* [Exercise aim]: Transcribe all of the material below word for word and leave out its pictures.
╔══
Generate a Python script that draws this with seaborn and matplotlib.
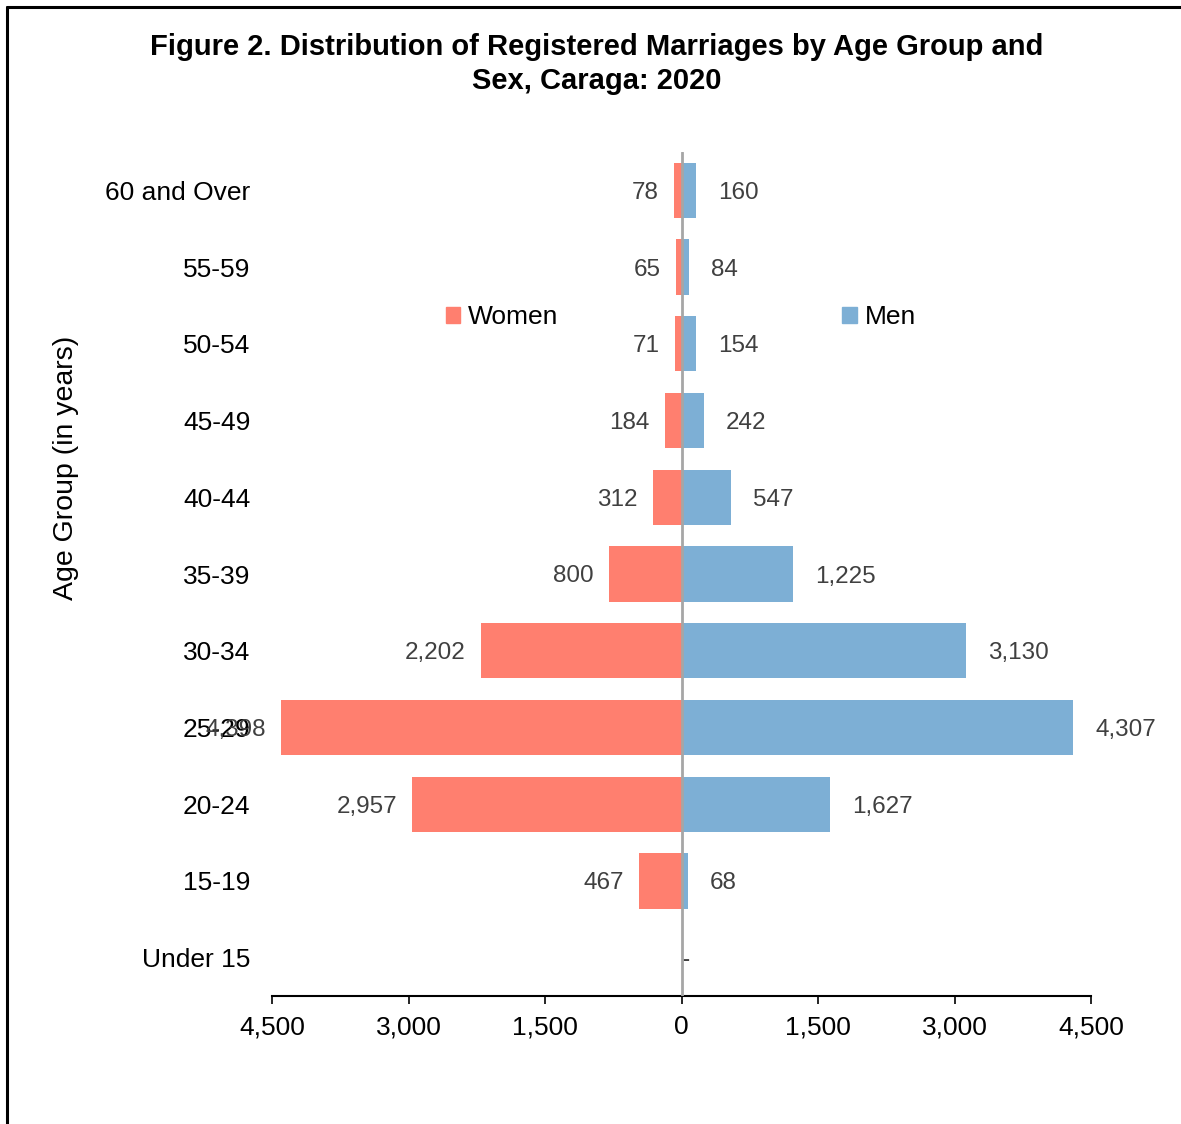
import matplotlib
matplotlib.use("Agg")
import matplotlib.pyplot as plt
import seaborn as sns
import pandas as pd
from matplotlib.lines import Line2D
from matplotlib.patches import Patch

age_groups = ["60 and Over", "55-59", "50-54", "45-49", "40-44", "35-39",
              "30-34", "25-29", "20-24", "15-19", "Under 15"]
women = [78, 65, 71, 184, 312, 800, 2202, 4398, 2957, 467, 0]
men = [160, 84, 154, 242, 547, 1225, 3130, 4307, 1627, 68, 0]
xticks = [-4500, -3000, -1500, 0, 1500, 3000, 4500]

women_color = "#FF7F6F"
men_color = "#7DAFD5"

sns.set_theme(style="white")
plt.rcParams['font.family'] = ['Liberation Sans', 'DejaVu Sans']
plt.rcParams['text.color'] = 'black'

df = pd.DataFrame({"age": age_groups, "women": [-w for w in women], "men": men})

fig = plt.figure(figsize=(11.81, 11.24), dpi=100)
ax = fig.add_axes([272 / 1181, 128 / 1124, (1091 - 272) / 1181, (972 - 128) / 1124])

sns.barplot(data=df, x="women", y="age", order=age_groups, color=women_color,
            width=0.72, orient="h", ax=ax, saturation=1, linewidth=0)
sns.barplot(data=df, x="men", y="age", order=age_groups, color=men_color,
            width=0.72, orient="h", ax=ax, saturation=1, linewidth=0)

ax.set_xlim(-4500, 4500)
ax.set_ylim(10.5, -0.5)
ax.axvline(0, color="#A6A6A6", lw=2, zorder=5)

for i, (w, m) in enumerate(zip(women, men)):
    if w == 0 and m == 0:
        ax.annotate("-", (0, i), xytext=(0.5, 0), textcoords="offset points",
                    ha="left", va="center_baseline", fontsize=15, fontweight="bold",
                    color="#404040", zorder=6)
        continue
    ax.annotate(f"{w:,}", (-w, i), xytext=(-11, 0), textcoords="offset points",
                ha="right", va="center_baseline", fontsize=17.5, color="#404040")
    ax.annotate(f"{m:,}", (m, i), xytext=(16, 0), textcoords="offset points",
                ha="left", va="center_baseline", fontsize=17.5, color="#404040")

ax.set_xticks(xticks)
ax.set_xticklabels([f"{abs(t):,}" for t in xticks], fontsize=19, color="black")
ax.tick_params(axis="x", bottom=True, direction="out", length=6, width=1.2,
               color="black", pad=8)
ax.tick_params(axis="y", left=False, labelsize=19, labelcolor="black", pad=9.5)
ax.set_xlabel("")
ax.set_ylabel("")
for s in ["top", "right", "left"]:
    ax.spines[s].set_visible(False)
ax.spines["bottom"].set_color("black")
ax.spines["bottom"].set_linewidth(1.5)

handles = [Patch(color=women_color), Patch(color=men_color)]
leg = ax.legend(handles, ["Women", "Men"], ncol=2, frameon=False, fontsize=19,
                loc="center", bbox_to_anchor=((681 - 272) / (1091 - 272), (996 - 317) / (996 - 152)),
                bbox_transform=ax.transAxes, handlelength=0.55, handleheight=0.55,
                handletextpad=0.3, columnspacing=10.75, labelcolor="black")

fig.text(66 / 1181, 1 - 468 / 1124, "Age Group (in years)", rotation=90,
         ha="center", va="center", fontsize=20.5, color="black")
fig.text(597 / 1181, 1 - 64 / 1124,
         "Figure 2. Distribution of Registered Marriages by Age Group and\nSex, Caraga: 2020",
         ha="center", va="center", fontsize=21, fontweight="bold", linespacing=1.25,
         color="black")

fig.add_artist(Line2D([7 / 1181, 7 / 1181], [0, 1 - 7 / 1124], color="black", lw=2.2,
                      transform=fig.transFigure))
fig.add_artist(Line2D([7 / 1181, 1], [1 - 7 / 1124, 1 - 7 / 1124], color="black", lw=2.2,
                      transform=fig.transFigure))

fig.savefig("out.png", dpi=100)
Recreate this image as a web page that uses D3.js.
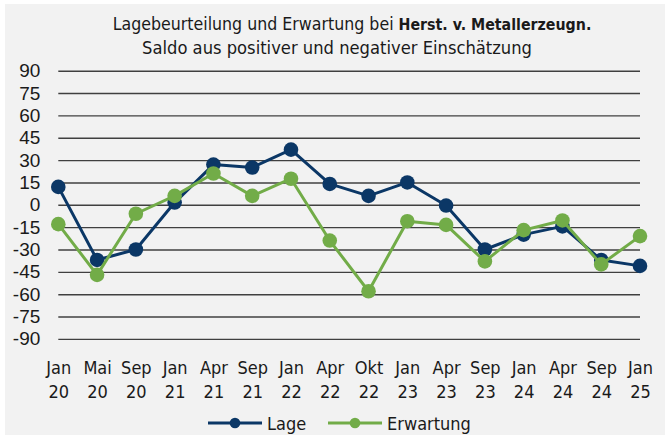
╚══
* [Worked solution]:
Generate a Python script that draws this with seaborn and matplotlib.
import matplotlib
matplotlib.use("Agg")
import matplotlib.pyplot as plt
import seaborn as sns
import pandas as pd
from matplotlib.lines import Line2D
from matplotlib.patches import Patch

age_groups = ["60 and Over", "55-59", "50-54", "45-49", "40-44", "35-39",
              "30-34", "25-29", "20-24", "15-19", "Under 15"]
women = [78, 65, 71, 184, 312, 800, 2202, 4398, 2957, 467, 0]
men = [160, 84, 154, 242, 547, 1225, 3130, 4307, 1627, 68, 0]
xticks = [-4500, -3000, -1500, 0, 1500, 3000, 4500]

women_color = "#FF7F6F"
men_color = "#7DAFD5"

sns.set_theme(style="white")
plt.rcParams['font.family'] = ['Liberation Sans', 'DejaVu Sans']
plt.rcParams['text.color'] = 'black'

df = pd.DataFrame({"age": age_groups, "women": [-w for w in women], "men": men})

fig = plt.figure(figsize=(11.81, 11.24), dpi=100)
ax = fig.add_axes([272 / 1181, 128 / 1124, (1091 - 272) / 1181, (972 - 128) / 1124])

sns.barplot(data=df, x="women", y="age", order=age_groups, color=women_color,
            width=0.72, orient="h", ax=ax, saturation=1, linewidth=0)
sns.barplot(data=df, x="men", y="age", order=age_groups, color=men_color,
            width=0.72, orient="h", ax=ax, saturation=1, linewidth=0)

ax.set_xlim(-4500, 4500)
ax.set_ylim(10.5, -0.5)
ax.axvline(0, color="#A6A6A6", lw=2, zorder=5)

for i, (w, m) in enumerate(zip(women, men)):
    if w == 0 and m == 0:
        ax.annotate("-", (0, i), xytext=(0.5, 0), textcoords="offset points",
                    ha="left", va="center_baseline", fontsize=15, fontweight="bold",
                    color="#404040", zorder=6)
        continue
    ax.annotate(f"{w:,}", (-w, i), xytext=(-11, 0), textcoords="offset points",
                ha="right", va="center_baseline", fontsize=17.5, color="#404040")
    ax.annotate(f"{m:,}", (m, i), xytext=(16, 0), textcoords="offset points",
                ha="left", va="center_baseline", fontsize=17.5, color="#404040")

ax.set_xticks(xticks)
ax.set_xticklabels([f"{abs(t):,}" for t in xticks], fontsize=19, color="black")
ax.tick_params(axis="x", bottom=True, direction="out", length=6, width=1.2,
               color="black", pad=8)
ax.tick_params(axis="y", left=False, labelsize=19, labelcolor="black", pad=9.5)
ax.set_xlabel("")
ax.set_ylabel("")
for s in ["top", "right", "left"]:
    ax.spines[s].set_visible(False)
ax.spines["bottom"].set_color("black")
ax.spines["bottom"].set_linewidth(1.5)

handles = [Patch(color=women_color), Patch(color=men_color)]
leg = ax.legend(handles, ["Women", "Men"], ncol=2, frameon=False, fontsize=19,
                loc="center", bbox_to_anchor=((681 - 272) / (1091 - 272), (996 - 317) / (996 - 152)),
                bbox_transform=ax.transAxes, handlelength=0.55, handleheight=0.55,
                handletextpad=0.3, columnspacing=10.75, labelcolor="black")

fig.text(66 / 1181, 1 - 468 / 1124, "Age Group (in years)", rotation=90,
         ha="center", va="center", fontsize=20.5, color="black")
fig.text(597 / 1181, 1 - 64 / 1124,
         "Figure 2. Distribution of Registered Marriages by Age Group and\nSex, Caraga: 2020",
         ha="center", va="center", fontsize=21, fontweight="bold", linespacing=1.25,
         color="black")

fig.add_artist(Line2D([7 / 1181, 7 / 1181], [0, 1 - 7 / 1124], color="black", lw=2.2,
                      transform=fig.transFigure))
fig.add_artist(Line2D([7 / 1181, 1], [1 - 7 / 1124, 1 - 7 / 1124], color="black", lw=2.2,
                      transform=fig.transFigure))

fig.savefig("out.png", dpi=100)
Recreate this image as a web page that uses D3.js.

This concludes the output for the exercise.